### TASK OBJECTIVE
Retype the opening lines of the data exactly, stopping after the line that contains "0.560, 0.493, 0.335];". Skip every picture.

### SOURCE DATA
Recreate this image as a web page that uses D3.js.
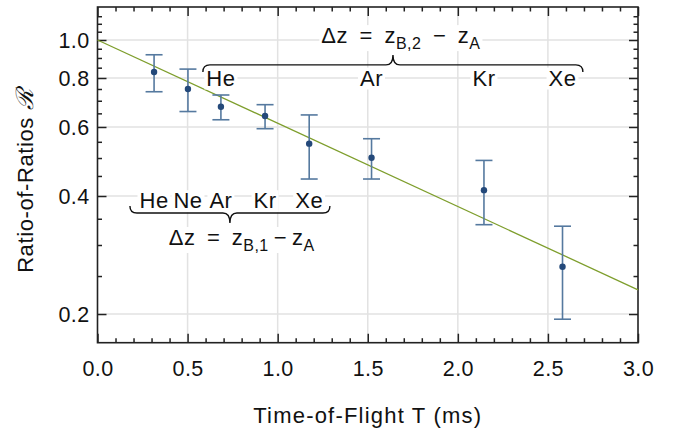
<!DOCTYPE html>
<html>
<head>
<meta charset="utf-8">
<script src="https://cdn.jsdelivr.net/npm/d3@7"></script>
<style>
  body { margin: 0; background: #fff; }
  text { font-family: "Liberation Sans", Arial, sans-serif; fill: #111; }
</style>
</head>
<body>
<div id="main"></div>
<script>
// Measured points: time of flight T (ms), ratio R and the error bar ends
var timeT  = [0.314, 0.502, 0.685, 0.930, 1.175, 1.521, 2.145, 2.581];
var ratioR = [0.829, 0.750, 0.676, 0.640, 0.544, 0.501, 0.414, 0.264];
var errLow = [0.738, 0.657, 0.626, 0.594, 0.442, 0.442, 0.338, 0.194];
var errHigh = [0.917, 0.843, 0.724, 0.684, 0.644, 0.560, 0.493, 0.335];

// Fitted exponential line, end points
var fitT = [0, 3.0];
var fitR = [1.0, 0.2306];

// Tick labels
var xTicks = [0, 0.5, 1.0, 1.5, 2.0, 2.5, 3.0];
var yTicks = [0.2, 0.4, 0.6, 0.8, 1.0];

// Element labels above the upper brace (z_B,2) and above the lower brace (z_B,1)
var upperNames = ["He", "Ar", "Kr", "Xe"];
var upperT = [0.685, 1.521, 2.145, 2.581];
var lowerNames = ["He", "Ne", "Ar", "Kr", "Xe"];
var lowerT = [0.314, 0.502, 0.685, 0.930, 1.175];

var width = 678, height = 430;
var plotLeft = 97.5, plotRight = 638, plotTop = 7, plotBottom = 342.7;

var svg = d3.select("#main").append("svg")
  .attr("width", width)
  .attr("height", height);

var x = d3.scaleLinear().domain([0, 3]).range([plotLeft, plotRight]);
var y = d3.scaleLog().domain([0.169, 1.214]).range([plotBottom, plotTop]);

var xMinor = d3.range(0, 3.0001, 0.1).filter(function(v) { return Math.abs(v * 2 - Math.round(v * 2)) > 1e-6; });
var yMinor = d3.range(0.25, 1.2001, 0.05).filter(function(v) { return Math.abs(v * 5 - Math.round(v * 5)) > 1e-6; });

// Grid lines
var grid = svg.append("g").attr("stroke", "#e2e2e2").attr("stroke-width", 1.5);
xTicks.slice(1, -1).forEach(function(v) {
  grid.append("line").attr("x1", x(v)).attr("x2", x(v)).attr("y1", plotTop).attr("y2", plotBottom);
});
yTicks.forEach(function(v) {
  grid.append("line").attr("x1", plotLeft).attr("x2", plotRight).attr("y1", y(v)).attr("y2", y(v));
});

// Frame axes, ticks pointing inward on all four sides
function axisSet(axis, scale, major, minor, tr, labels) {
  var gMinor = svg.append("g").attr("transform", tr)
    .call(axis(scale).tickValues(minor).tickSize(-4.5).tickFormat(""));
  var gMajor = svg.append("g").attr("transform", tr)
    .call(axis(scale).tickValues(major).tickSize(-9).tickPadding(0)
      .tickFormat(labels ? d3.format(".1f") : ""));
  [gMinor, gMajor].forEach(function(g) {
    g.attr("font-size", null).attr("font-family", null);
    g.select(".domain").remove();
    g.selectAll(".tick line").attr("stroke", "#222").attr("stroke-width", 1.5);
  });
  gMajor.selectAll(".tick text")
    .style("font-size", "21.5px")
    .style("letter-spacing", "0.4px")
    .attr("fill", "#111");
  return gMajor;
}
var gx = axisSet(d3.axisBottom, x, xTicks, xMinor, "translate(0," + plotBottom + ")", true);
gx.selectAll(".tick text").attr("dy", null).attr("y", 33);
axisSet(d3.axisTop, x, xTicks, xMinor, "translate(0," + plotTop + ")", false);
var gy = axisSet(d3.axisLeft, y, yTicks, yMinor, "translate(" + plotLeft + ",0)", true);
gy.selectAll(".tick text").attr("x", -8).attr("dy", "0.35em");
axisSet(d3.axisRight, y, yTicks, yMinor, "translate(" + plotRight + ",0)", false);

svg.append("rect")
  .attr("x", plotLeft).attr("y", plotTop)
  .attr("width", plotRight - plotLeft).attr("height", plotBottom - plotTop)
  .attr("fill", "none").attr("stroke", "#222").attr("stroke-width", 1.6);

// Fitted line
svg.append("line")
  .attr("x1", x(fitT[0])).attr("y1", y(fitR[0]))
  .attr("x2", x(fitT[1])).attr("y2", y(fitR[1]))
  .attr("stroke", "#7e9e2c").attr("stroke-width", 1.3);

// Error bars and points
var bars = svg.append("g").attr("stroke", "#55799f").attr("stroke-width", 1.6);
timeT.forEach(function(t, i) {
  bars.append("line").attr("x1", x(t)).attr("x2", x(t)).attr("y1", y(errLow[i])).attr("y2", y(errHigh[i]));
  bars.append("line").attr("x1", x(t) - 8.5).attr("x2", x(t) + 8.5).attr("y1", y(errLow[i])).attr("y2", y(errLow[i]));
  bars.append("line").attr("x1", x(t) - 8.5).attr("x2", x(t) + 8.5).attr("y1", y(errHigh[i])).attr("y2", y(errHigh[i]));
});
svg.append("g").selectAll("circle").data(timeT).enter().append("circle")
  .attr("cx", function(d) { return x(d); })
  .attr("cy", function(d, i) { return y(ratioR[i]); })
  .attr("r", 3.2)
  .attr("fill", "#24497a");

// Text with a white box behind it (hides the grid lines)
function boxedText(px, py, build) {
  var g = svg.append("g");
  var rect = g.append("rect").attr("fill", "#fff");
  var t = g.append("text").attr("x", px).attr("y", py)
    .attr("text-anchor", "middle").style("font-size", "22px").style("letter-spacing", "0.5px");
  build(t);
  var b = t.node().getBBox();
  rect.attr("x", b.x - 2).attr("y", b.y + 2).attr("width", b.width + 4).attr("height", b.height - 3);
  return g;
}

// Δz = z_sub − z_A ; sp1 / sp2 are the gaps round "=" and "−"
function deltaZ(t, sub, sp1, sp2) {
  t.append("tspan").text("\u0394z" + sp1 + "=" + sp1 + "z");
  t.append("tspan").text(sub).attr("dy", 6).style("font-size", "16px");
  t.append("tspan").text(sp2 + "\u2212" + sp2 + "z").attr("dy", -6);
  t.append("tspan").text("A").attr("dy", 6).style("font-size", "16px");
}

// Curly brace; dir = -1 tip upward, +1 tip downward
function brace(x0, x1, xm, yb, dir) {
  var r = 7, h = 10;
  var d = "M" + x0 + "," + (yb - dir * r) +
    " Q" + x0 + "," + yb + " " + (x0 + r) + "," + yb +
    " L" + (xm - r) + "," + yb +
    " Q" + xm + "," + yb + " " + xm + "," + (yb + dir * h) +
    " Q" + xm + "," + yb + " " + (xm + r) + "," + yb +
    " L" + (x1 - r) + "," + yb +
    " Q" + x1 + "," + yb + " " + x1 + "," + (yb - dir * r);
  svg.append("path").attr("d", d)
    .attr("fill", "none").attr("stroke", "#111").attr("stroke-width", 1.4);
}

// Upper group: z_B,2
upperNames.forEach(function(n, i) {
  boxedText(x(upperT[i]), y(0.8) + 7.5, function(t) { t.text(n); });
});
brace(x(0.585), x(2.694), x(1.64), y(0.864), -1);
boxedText(x(1.684), y(0.982), function(t) { deltaZ(t, "B,2", "\u2002", "\u2002"); });

// Lower group: z_B,1
lowerNames.forEach(function(n, i) {
  boxedText(x(lowerT[i]), y(0.389) + 7.5, function(t) { t.text(n); });
});
brace(x(0.18), x(1.29), x(0.735), y(0.362), 1);
boxedText(x(0.80), y(0.300), function(t) { deltaZ(t, "B,1", "\u2002", "\u2009"); });

// Axis titles
svg.append("text")
  .attr("x", (plotLeft + plotRight) / 2).attr("y", 423)
  .attr("text-anchor", "middle").style("font-size", "22px")
  .style("letter-spacing", "1.2px")
  .text("Time-of-Flight T (ms)");

var yl = svg.append("text")
  .attr("transform", "translate(33," + ((plotTop + plotBottom) / 2 + 6) + ") rotate(-90)")
  .attr("text-anchor", "middle").style("font-size", "22px").style("letter-spacing", "0.6px");
yl.append("tspan").text("Ratio-of-Ratios ");
yl.append("tspan").text("\u211B").style("font-family", "'DejaVu Serif', serif")
  .style("font-style", "italic").style("font-size", "24px");
</script>
</body>
</html>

### REPLY TO THE EXERCISE
Recreate this image as a web page that uses D3.js.
<!DOCTYPE html>
<html>
<head>
<meta charset="utf-8">
<script src="https://cdn.jsdelivr.net/npm/d3@7"></script>
<style>
  body { margin: 0; background: #fff; }
  text { font-family: "Liberation Sans", Arial, sans-serif; fill: #111; }
</style>
</head>
<body>
<div id="main"></div>
<script>
// Measured points: time of flight T (ms), ratio R and the error bar ends
var timeT  = [0.314, 0.502, 0.685, 0.930, 1.175, 1.521, 2.145, 2.581];
var ratioR = [0.829, 0.750, 0.676, 0.640, 0.544, 0.501, 0.414, 0.264];
var errLow = [0.738, 0.657, 0.626, 0.594, 0.442, 0.442, 0.338, 0.194];
var errHigh = [0.917, 0.843, 0.724, 0.684, 0.644, 0.560, 0.493, 0.335];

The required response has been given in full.